Mr ELLIS – Yes.  Basically, what we’re hoping to do through the development assessment panel process is set up a process whereby people looking to do things like this will be able to have their proposal judged on its merits as it stands with the Tasmanian Planning Scheme, and have an expert review so that there’s a bit more certainty, a bit more of a clear framework for those kind of proposals.

Ms O’CONNOR – We can get into that in Planning, though –

Mr ELLIS – Yes, and we’ll work through that –

Ms O’CONNOR – because there’s other questions at the table, I’m sure.

Mr ELLIS – but to be honest that is one of the ways forward.  This was approved by expert planners and knocked backed by local councillors.  I’ll pass to the team if there’s any update in terms of Argyle Street that we have happen to have to hand.

Mr GILMOUR – It’s been green-lighted.  So they were able to negotiate an outcome.  Yes.  So it occurred last month.
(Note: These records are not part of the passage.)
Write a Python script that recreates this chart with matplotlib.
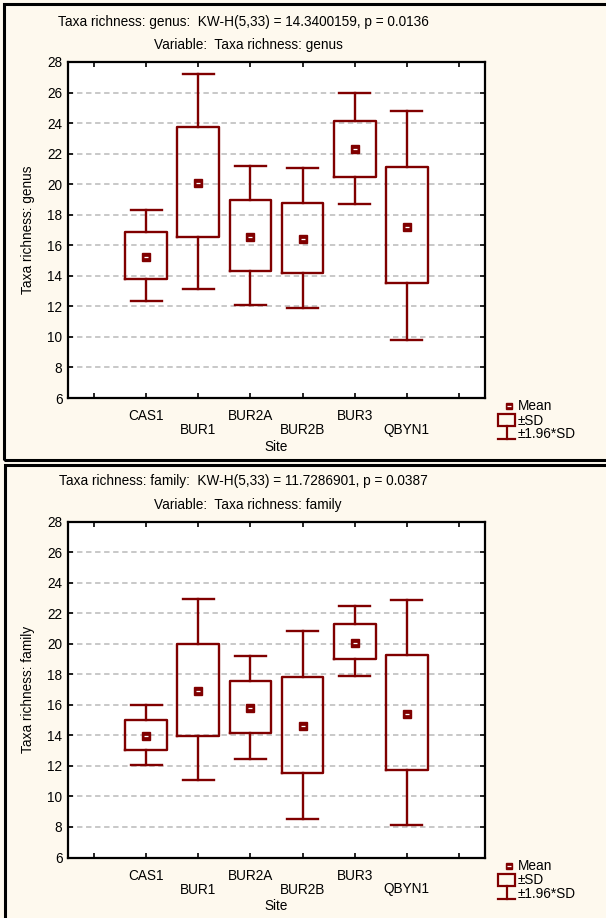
import numpy as np
import matplotlib.pyplot as plt
from matplotlib.patches import Rectangle
from matplotlib.lines import Line2D

plt.rcParams['font.family'] = ['Liberation Sans', 'DejaVu Sans']

# data
sites = ['CAS1', 'BUR1', 'BUR2A', 'BUR2B', 'BUR3', 'QBYN1']

genus_mean = [15.25, 20.07, 16.54, 16.41, 22.29, 17.19]
genus_sd_lo = [13.8, 16.56, 14.32, 14.17, 20.44, 13.51]
genus_sd_hi = [16.84, 23.73, 18.98, 18.8, 24.16, 21.14]
genus_ci_lo = [12.36, 13.12, 12.1, 11.9, 18.67, 9.83]
genus_ci_hi = [18.33, 27.2, 21.22, 21.07, 25.95, 24.8]

family_mean = [13.95, 16.93, 15.78, 14.6, 20.07, 15.39]
family_sd_lo = [13.01, 13.97, 14.12, 11.53, 18.98, 11.73]
family_sd_hi = [14.99, 20.0, 17.54, 17.8, 21.31, 19.26]
family_ci_lo = [12.05, 11.07, 12.47, 8.52, 17.87, 8.11]
family_ci_hi = [15.97, 22.92, 19.2, 20.83, 22.44, 22.88]

genus_title = 'Taxa richness: genus:  KW-H(5,33) = 14.3400159, p = 0.0136'
family_title = 'Taxa richness: family:  KW-H(5,33) = 11.7286901, p = 0.0387'

W, H = 606, 918
RED = '#800000'
BG = '#FEF9EE'
FS = 9.8

fig = plt.figure(figsize=(W / 100, H / 100), dpi=100)
fig.patch.set_facecolor(BG)


def fx(px):
    return px / W


def fy(py):
    return 1 - py / H


# panel frames
fig.add_artist(Rectangle((fx(4), fy(460)), fx(620), 456 / H, transform=fig.transFigure,
                         fill=False, ec='black', lw=2.2))
fig.add_artist(Rectangle((fx(5), fy(940)), fx(620), 475 / H, transform=fig.transFigure,
                         fill=False, ec='black', lw=2.2))


def panel(top, mean, sd_lo, sd_hi, ci_lo, ci_hi, title, var, ylabel):
    ax = fig.add_axes([fx(68), fy(top + 336), fx(485 - 68), 336 / H])
    ax.set_facecolor('white')
    pos = np.arange(1, len(sites) + 1)
    stats = []
    for m, a, b, c, d in zip(mean, sd_lo, sd_hi, ci_lo, ci_hi):
        stats.append(dict(med=m, q1=a, q3=b, whislo=c, whishi=d, mean=m, fliers=[]))
    lp = dict(color=RED, lw=1.7)
    ax.bxp(stats, positions=pos, widths=0.8, capwidths=0.6, showmeans=True,
           showfliers=False, boxprops=lp, whiskerprops=lp, capprops=lp,
           medianprops=dict(linestyle='none'),
           meanprops=dict(marker='s', markersize=5.5, markerfacecolor=RED,
                          markeredgecolor=RED), zorder=3)
    ax.plot(pos, mean, linestyle='none', marker='_', color='white',
            markersize=2.5, mew=0.9, zorder=5)

    ax.set_xlim(-0.5, 7.5)
    ax.set_ylim(6, 28)
    ax.set_yticks(np.arange(6, 29, 2))
    # upper row of site labels on major ticks, lower row on minor ticks
    ax.set_xticks(np.arange(0, 8))
    ax.set_xticklabels([''] + [s if i % 2 == 0 else '' for i, s in enumerate(sites)] + [''],
                       fontsize=FS)
    ax.xaxis.remove_overlapping_locs = False
    ax.set_xticks(pos[1::2], minor=True)
    ax.set_xticklabels(sites[1::2], minor=True, fontsize=FS)
    ax.tick_params(axis='y', labelsize=FS, pad=4)
    ax.tick_params(direction='in', top=True, right=True, length=3.5, width=1.2)
    ax.tick_params(axis='x', pad=8)
    ax.tick_params(axis='x', which='minor', length=0, pad=18, top=False)
    for sp in ax.spines.values():
        sp.set_linewidth(1.6)
    ax.yaxis.grid(True, color='#C4C4C4', lw=1.3, linestyle=(0, (3, 2)))
    ax.set_axisbelow(True)
    ax.set_xlabel('Site', fontsize=FS, labelpad=2)
    ax.set_ylabel(ylabel, fontsize=FS, labelpad=9)

    fig.text(fx(243), fy(top - 40), title, fontsize=FS, ha='center', va='center')
    fig.text(fx(248), fy(top - 17), 'Variable:  ' + var, fontsize=FS,
             ha='center', va='center')

    # legend
    base = top + 336
    fig.add_artist(Line2D([fx(508.5)], [fy(base + 8)], marker='s', markersize=5,
                          color=RED, transform=fig.transFigure))
    fig.add_artist(Line2D([fx(508.5)], [fy(base + 8)], marker='_', markersize=2.5,
                          mew=0.9, color='white', transform=fig.transFigure))
    fig.add_artist(Rectangle((fx(498), fy(base + 28)), fx(17), 12 / H,
                             transform=fig.transFigure, fill=False, ec=RED, lw=1.6))
    fig.add_artist(Line2D([fx(506.5), fx(506.5)], [fy(base + 28), fy(base + 41)],
                          color=RED, lw=1.6, transform=fig.transFigure))
    fig.add_artist(Line2D([fx(498), fx(515)], [fy(base + 41), fy(base + 41)],
                          color=RED, lw=1.6, transform=fig.transFigure))
    for dy, t in zip([8, 22.5, 36], ['Mean', '±SD', '±1.96*SD']):
        fig.text(fx(518), fy(base + dy), t, fontsize=FS, ha='left', va='center')
    return ax


panel(62, genus_mean, genus_sd_lo, genus_sd_hi, genus_ci_lo, genus_ci_hi,
      genus_title, 'Taxa richness: genus', 'Taxa richness: genus')
panel(521.5, family_mean, family_sd_lo, family_sd_hi, family_ci_lo, family_ci_hi,
      family_title, 'Taxa richness: family', 'Taxa richness: family')

fig.savefig('out.png', dpi=100, facecolor=BG)
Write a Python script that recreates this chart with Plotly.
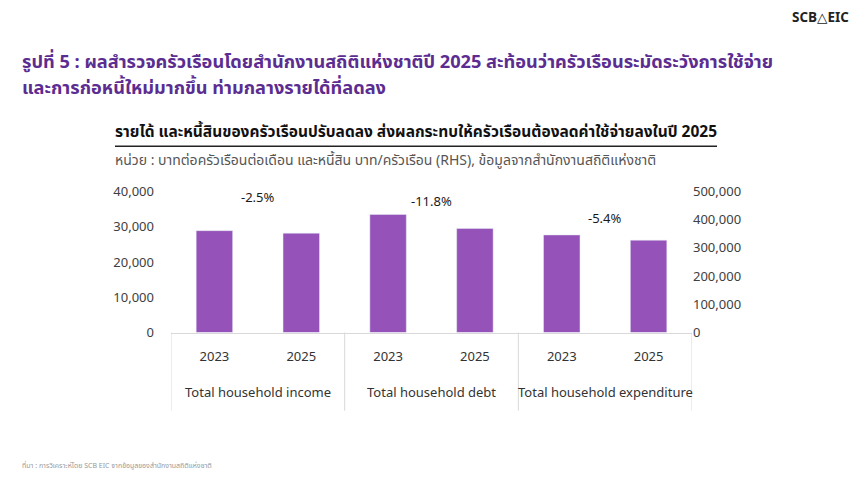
import plotly.graph_objects as go

group_names = ["Total household income", "Total household debt", "Total household expenditure"]
years = ["2023", "2025"]

income = [28860, 28140]          # baht / household / month (LHS)
debt = [418000, 368700]          # baht / household (RHS)
expenditure = [27650, 26160]     # baht / household / month (LHS)
changes = ["-2.5%", "-11.8%", "-5.4%"]
change_y = [38200, 37000, 32200]

left_ticks = [0, 10000, 20000, 30000, 40000]
right_ticks = [0, 100000, 200000, 300000, 400000, 500000]

BAR = "#9552B8"
PURPLE = "#5C2D91"
FONT = "Noto Sans Thai, Noto Sans, DejaVu Sans, sans-serif"

keys = [f"{g}|{y}" for g in group_names for y in years]
ticktext = [y for g in group_names for y in years]

fig = go.Figure()
fig.add_trace(go.Bar(x=keys[0:2], y=income, marker_color=BAR,
                     width=0.42, yaxis="y", showlegend=False))
fig.add_trace(go.Bar(x=keys[2:4], y=debt, marker_color=BAR,
                     width=0.42, yaxis="y2", showlegend=False))
fig.add_trace(go.Bar(x=keys[4:6], y=expenditure, marker_color=BAR,
                     width=0.42, yaxis="y", showlegend=False))


def PY(px):
    # page pixel (as seen in the screenshot) -> paper fraction
    return 1 - ((px - 9) / 0.957) / 484


def PX(px):
    return px / 860


annotations = []
for i, (t, yv) in enumerate(zip(changes, change_y)):
    annotations.append(dict(x=2 * i + 0.5, y=yv, xref="x", yref="y", text=t,
                            showarrow=False, font=dict(size=13, color="#1a1a1a")))
for i, g in enumerate(group_names):
    annotations.append(dict(x=2 * i + 0.5, y=PY(392), xref="x", yref="paper", text=g,
                            showarrow=False, yanchor="middle",
                            font=dict(size=13, color="#333333")))

annotations += [
    dict(x=PX(20), y=PY(62), xref="paper", yref="paper", xanchor="left",
         yanchor="middle", showarrow=False,
         text="<b>รูปที่ 5 : ผลสำรวจครัวเรือนโดยสำนักงานสถิติแห่งชาติปี 2025 สะท้อนว่าครัวเรือนระมัดระวังการใช้จ่าย</b>",
         font=dict(size=18.2, color=PURPLE)),
    dict(x=PX(20), y=PY(88), xref="paper", yref="paper", xanchor="left",
         yanchor="middle", showarrow=False,
         text="<b>และการก่อหนี้ใหม่มากขึ้น ท่ามกลางรายได้ที่ลดลง</b>",
         font=dict(size=18.2, color=PURPLE)),
    dict(x=PX(113), y=PY(132), xref="paper", yref="paper", xanchor="left",
         yanchor="middle", showarrow=False,
         text="<b>รายได้ และหนี้สินของครัวเรือนปรับลดลง ส่งผลกระทบให้ครัวเรือนต้องลดค่าใช้จ่ายลงในปี 2025</b>",
         font=dict(size=15.5, color="#111111")),
    dict(x=PX(113), y=PY(160), xref="paper", yref="paper", xanchor="left",
         yanchor="middle", showarrow=False,
         text="หน่วย : บาทต่อครัวเรือนต่อเดือน และหนี้สิน บาท/ครัวเรือน (RHS), ข้อมูลจากสำนักงานสถิติแห่งชาติ",
         font=dict(size=14, color="#555555")),
    dict(x=PX(20), y=PY(465), xref="paper", yref="paper", xanchor="left",
         yanchor="middle", showarrow=False,
         text="ที่มา : การวิเคราะห์โดย SCB EIC จากข้อมูลของสำนักงานสถิติแห่งชาติ",
         font=dict(size=7, color="#999999")),
    dict(x=PX(851), y=PY(18), xref="paper", yref="paper", xanchor="right",
         yanchor="middle", showarrow=False,
         text="<b>SCB△EIC</b>", font=dict(size=13.5, color="#222222")),
]

shapes = [dict(type="line", xref="paper", yref="paper",
               x0=PX(115), x1=PX(717), y0=PY(146), y1=PY(146),
               line=dict(color="#222222", width=1.5))]
for xb in [-0.5, 1.5, 3.5, 5.5]:
    shapes.append(dict(type="line", xref="x", yref="paper", x0=xb, x1=xb,
                       y0=PY(332), y1=PY(410), line=dict(color="#d9d9d9", width=1)))

fig.update_layout(
    width=860, height=484,
    margin=dict(l=0, r=0, t=0, b=0),
    paper_bgcolor="white", plot_bgcolor="white",
    font=dict(family=FONT, color="#404040"),
    xaxis=dict(domain=[PX(171), PX(692)], type="category", range=[-0.5, 5.5],
               tickvals=keys, ticktext=ticktext,
               showline=True, linecolor="#d9d9d9", linewidth=1,
               tickfont=dict(size=13, color="#333333"), ticks="",
               ticklabelstandoff=12),
    yaxis=dict(domain=[PY(332), PY(191)], range=[0, 40000],
               tickvals=left_ticks, tickformat=",", showgrid=False,
               zeroline=False, showline=False,
               tickfont=dict(size=13, color="#404040"), ticklabelstandoff=16),
    yaxis2=dict(overlaying="y", side="right", range=[0, 500000],
                tickvals=right_ticks, tickformat=",", showgrid=False,
                zeroline=False, showline=False,
                tickfont=dict(size=13, color="#404040")),
    annotations=annotations,
    shapes=shapes,
)

fig.write_html("out.html", config={"displayModeBar": False},
               post_script="document.body.style.margin='0px';")
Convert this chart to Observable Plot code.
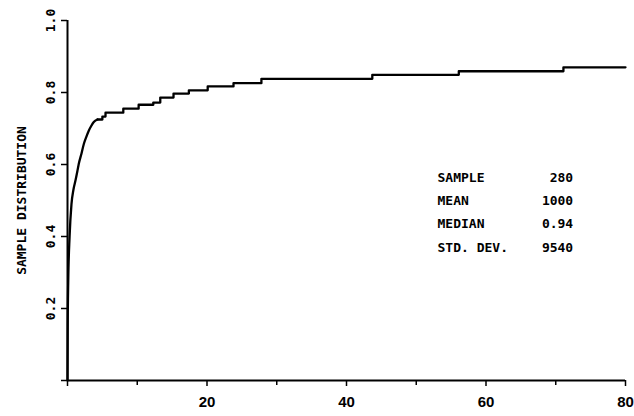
<!DOCTYPE html>
<html>
<head>
<meta charset="utf-8">
<script src="https://cdn.jsdelivr.net/npm/d3@7"></script>
<script src="https://cdn.jsdelivr.net/npm/@observablehq/plot@0.6"></script>
<style>
  html, body { margin: 0; padding: 0; background: #fff; }
</style>
</head>
<body>
<div id="chart"></div>
<script>
const stepX = [0, 0.03, 0.1, 0.3, 0.57, 0.85, 1.15, 1.43, 1.62, 2.0, 2.34, 2.7, 3.05, 3.4, 3.77, 4.3, 5.0, 5.45, 8.0, 10.2, 12.3, 13.3, 15.2, 17.4, 20.1, 23.8, 27.8, 43.7, 56.1, 71.1, 80];
const stepY = [0, 0.15, 0.27, 0.40, 0.49, 0.53, 0.556, 0.583, 0.602, 0.63, 0.657, 0.677, 0.694, 0.707, 0.718, 0.725, 0.733, 0.744, 0.755, 0.766, 0.772, 0.786, 0.797, 0.806, 0.817, 0.826, 0.838, 0.849, 0.859, 0.870, 0.870];
// below this x the many tiny steps blend into a smooth rise
const smoothEnd = 4.3;

const xTicks = [0, 20, 40, 60, 80];
const xMinorTicks = [10, 30, 50, 70];
const yTicks = [0, 0.2, 0.4, 0.6, 0.8, 1.0];
const yTickLabels = [0.2, 0.4, 0.6, 0.8, 1.0];

const statLabels = ["SAMPLE", "MEAN", "MEDIAN", "STD. DEV."];
const statValues = ["280", "1000", "0.94", "9540"];

const yTitle = "SAMPLE DISTRIBUTION";

const data = stepX.map((x, i) => ({x, y: stepY[i]}));
const smooth = data.filter(d => d.x <= smoothEnd);
const steps = data.filter(d => d.x >= smoothEnd);
const mono = "'DejaVu Sans Mono', monospace";
const sans = "'Liberation Sans', Arial, sans-serif";

const chart = Plot.plot({
  width: 634,
  height: 416,
  marginLeft: 67,
  marginRight: 9,
  marginTop: 20,
  marginBottom: 36,
  x: {domain: [0, 80]},
  y: {domain: [0, 1]},
  style: {background: "white", color: "black", fontFamily: mono},
  marks: [
    Plot.axisX({ticks: xTicks, tickSize: 6, tickPadding: 10, tickFormat: d => d === 0 ? "" : String(d), fontSize: 15, fontFamily: sans, fontWeight: "bold", label: null, strokeWidth: 1.5}),
    Plot.axisX({ticks: xMinorTicks, tickSize: 5, tickFormat: () => "", label: null, strokeWidth: 1.5}),
    Plot.axisY({ticks: yTicks, tickSize: 6, tickFormat: () => "", label: null, strokeWidth: 1.5}),
    Plot.text(yTickLabels, {y: d => d, text: d => d.toFixed(1), frameAnchor: "left", dx: -17, rotate: -90, textAnchor: "middle", lineAnchor: "middle", fontSize: 13, fontWeight: "bold", fontFamily: mono}),
    Plot.text([yTitle], {y: () => 0.5, text: d => d, frameAnchor: "left", dx: -46, rotate: -90, textAnchor: "middle", lineAnchor: "middle", fontSize: 13, fontWeight: "bold", fontFamily: mono}),
    Plot.ruleX([0], {y1: 0, y2: 1, strokeWidth: 2}),
    Plot.ruleY([0], {x1: 0, x2: 80, strokeWidth: 2}),
    Plot.line(smooth, {x: "x", y: "y", curve: "monotone-x", stroke: "black", strokeWidth: 2.3}),
    Plot.line(steps, {x: "x", y: "y", curve: "step-after", stroke: "black", strokeWidth: 2.3}),
    Plot.text(statLabels, {x: () => 53.05, y: (d, i) => 0.564 - i * 0.065, text: d => d, textAnchor: "start", fontSize: 13, fontWeight: "bold", fontFamily: mono}),
    Plot.text(statValues, {x: () => 72.5, y: (d, i) => 0.564 - i * 0.065, text: d => d, textAnchor: "end", fontSize: 13, fontWeight: "bold", fontFamily: mono})
  ]
});
document.getElementById("chart").appendChild(chart);
</script>
</body>
</html>
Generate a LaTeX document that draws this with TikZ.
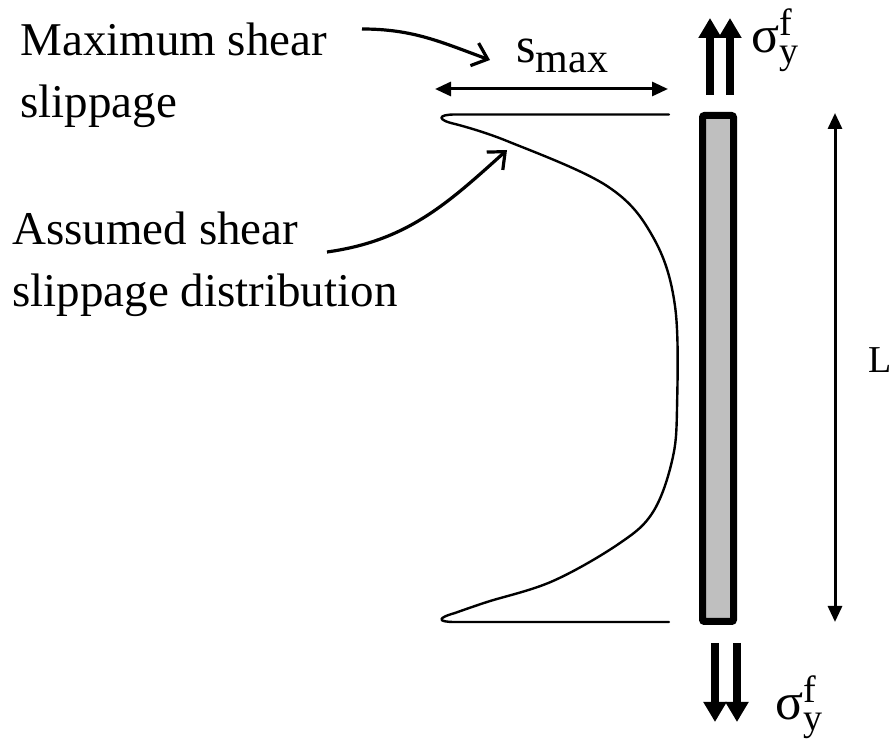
\documentclass[tikz,border=0pt]{standalone}
\usepackage{fontspec}
\setmainfont{Liberation Serif}
\usetikzlibrary{arrows.meta}
\newcommand{\sigyf}{{\fontsize{26}{26}\selectfont σ}\rlap{\raisebox{8.5pt}{\fontsize{19}{19}\selectfont f}}\raisebox{-5.5pt}{\fontsize{19}{19}\selectfont y}}

\begin{document}
\begin{tikzpicture}[x=0.5pt, y=0.5pt,
        lbl/.style={font=\fontsize{23.5}{31}\selectfont, align=left, inner sep=0pt},
        pointer/.style={line width=1.6pt, -{Straight Barb[length=7pt,width=12pt]}},
        dim/.style={line width=1.5pt, {Triangle[length=8pt,width=7pt]}-{Triangle[length=8pt,width=7pt]}},
        force/.style={line width=4pt, -{Triangle[length=10pt,width=11pt]}},
        curve/.style={line width=1.2pt, line cap=round, line join=round}]
        \useasboundingbox (0,0) rectangle (891,740);
        % texts
        \node[lbl, anchor=base west] (maxlbl) at (20,622) {Maximum shear\\slippage};
        \node[lbl, anchor=base west] (assumedlbl) at (12,433) {Assumed shear\\slippage distribution};
        \node[anchor=base west, inner sep=0pt] (smax) at (516,677) {\fontsize{25}{25}\selectfont s\raisebox{-5pt}{\fontsize{21}{21}\selectfont max}};
        \node[anchor=base west, inner sep=0pt] (sigtop) at (751,687) {\sigyf};
        \node[anchor=base west, inner sep=0pt] (sigbot) at (775,20) {\sigyf};
        \node[anchor=base west, inner sep=0pt, font=\fontsize{19}{19}\selectfont] (Llbl) at (868,367) {L};
        % fibre
        \node[draw, line width=3.5pt, fill=black!25, rounded corners=1pt, inner sep=0pt,
            minimum width=15.5pt, minimum height=253pt] (bar) at (718,371.5) {};
        \foreach \x in {710,730}
            \draw[force] (\x,645) -- (\x,722);
        \foreach \x in {715,737}
            \draw[force] (\x,97) -- (\x,18);
        % slippage profile
        \draw[curve] (669,625.5) -- (455,625.5) .. controls (437,625.5) and (437,620) .. (455,616);
        \draw[curve] plot[smooth, tension=0.6] coordinates {(455,616) (507,599) (607,554) (653,503)
            (675,434) (677,331) (672,279) (653,228) (620,197) (553,159) (487,138) (455,127)};
        \draw[curve] (455,127) .. controls (437,122) and (437,118) .. (455,118) -- (669,118);
        % dimensions
        \coordinate (smaxL) at (435,651);
        \coordinate (smaxR) at (668,651);
        \draw[dim] (smaxL) -- (smaxR);
        \coordinate (Ltop) at (835,627);
        \coordinate (Lbot) at (835,118);
        \draw[dim] (Ltop) -- (Lbot);
        % pointers
        \coordinate (maxfrom) at (362,711);
        \coordinate (maxto) at (490,680);
        \draw[pointer] (maxfrom) to[out=0, in=160] (maxto);
        \coordinate (assumedfrom) at (327,488);
        \coordinate (assumedto) at (507,590);
        \draw[pointer] (assumedfrom) to[out=8, in=222] (assumedto);
\end{tikzpicture}
\end{document}
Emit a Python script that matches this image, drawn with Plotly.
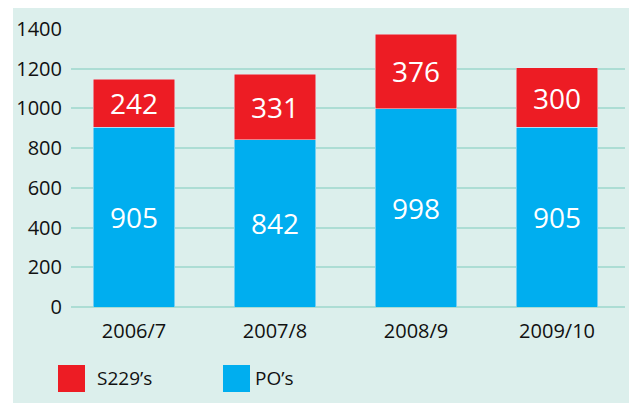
import plotly.graph_objects as go

periodes = ["2006/7", "2007/8", "2008/9", "2009/10"]
po = [905, 842, 998, 905]
s229 = [242, 331, 376, 300]

BLEU = "#00aeef"
ROUGE = "#ed1c24"
FOND = "#dcefec"
GRILLE = "#acddd4"
POLICE = "Open Sans"
TEXTE = "#111111"

fig = go.Figure()
fig.add_bar(x=periodes, y=po, name="PO’s", marker_color=BLEU, width=0.58,
            text=po, textposition="inside", insidetextanchor="middle",
            textfont=dict(color="white", size=28, family=POLICE))
fig.add_bar(x=periodes, y=s229, name="S229’s", marker_color=ROUGE, width=0.58,
            text=s229, textposition="inside", insidetextanchor="middle",
            textfont=dict(color="white", size=28, family=POLICE))

# fond du panneau + bande blanche en haut et à gauche
shapes = [
    dict(type="rect", xref="paper", yref="paper", x0=-0.2, x1=-0.1047,
         y0=-0.4, y1=1.2, fillcolor="white", line_width=0, layer="above"),
    dict(type="rect", xref="paper", yref="paper", x0=-0.2, x1=1.1,
         y0=1.0755, y1=1.2, fillcolor="white", line_width=0, layer="above"),
    # légende faite à la main
    dict(type="rect", xref="paper", yref="paper", x0=-0.0235, x1=0.0253,
         y0=-0.3058, y1=-0.2086, fillcolor=ROUGE, line_width=0),
    dict(type="rect", xref="paper", yref="paper", x0=0.2744, x1=0.3231,
         y0=-0.3058, y1=-0.2086, fillcolor=BLEU, line_width=0),
]
annotations = [
    dict(text="S229’s", xref="paper", yref="paper", x=0.0433, y=-0.257,
         xanchor="left", yanchor="middle", showarrow=False,
         font=dict(size=19, family=POLICE, color=TEXTE)),
    dict(text="PO’s", xref="paper", yref="paper", x=0.3285, y=-0.257,
         xanchor="left", yanchor="middle", showarrow=False,
         font=dict(size=19, family=POLICE, color=TEXTE)),
]

fig.update_layout(
    barmode="stack",
    width=629, height=403,
    margin=dict(l=71, r=4, t=29, b=96),
    paper_bgcolor=FOND, plot_bgcolor=FOND,
    showlegend=False,
    shapes=shapes, annotations=annotations,
    font=dict(family=POLICE, color=TEXTE),
)
fig.update_xaxes(range=[-0.447, 3.482], showgrid=False, automargin=False,
                 tickfont=dict(size=20), ticks="outside", ticklen=6,
                 tickcolor="rgba(0,0,0,0)")
fig.update_yaxes(range=[0, 1400], dtick=200, showgrid=True, gridcolor=GRILLE,
                 gridwidth=1.5, zeroline=True, zerolinecolor=GRILLE,
                 zerolinewidth=1.5, tickfont=dict(size=20), automargin=False,
                 ticks="outside", ticklen=4, tickcolor="rgba(0,0,0,0)")

fig.write_html("out.html", config={"displayModeBar": False},
               post_script="document.body.style.margin='0';")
I don’t think there has been a significant amount of media but there certainly been some stories on it.

Ms O’CONNOR – I certainly didn’t see it.

Ms WEBB – The process played out.  Democracy worked.

Mr ELLIS – But it does get delayed and that’s part of the frustration with some of these processed where they then have to go to court.  Then they have to spend more money and all that sort of stuff.

Ms WEBB – Sometimes communities get to have a say, which is a good thing in building their communities, and things can often be negotiated.  That’s often what happens when things go to appeal, actually, and things end up being built and everyone’s happier in the end.  We didn’t cause division.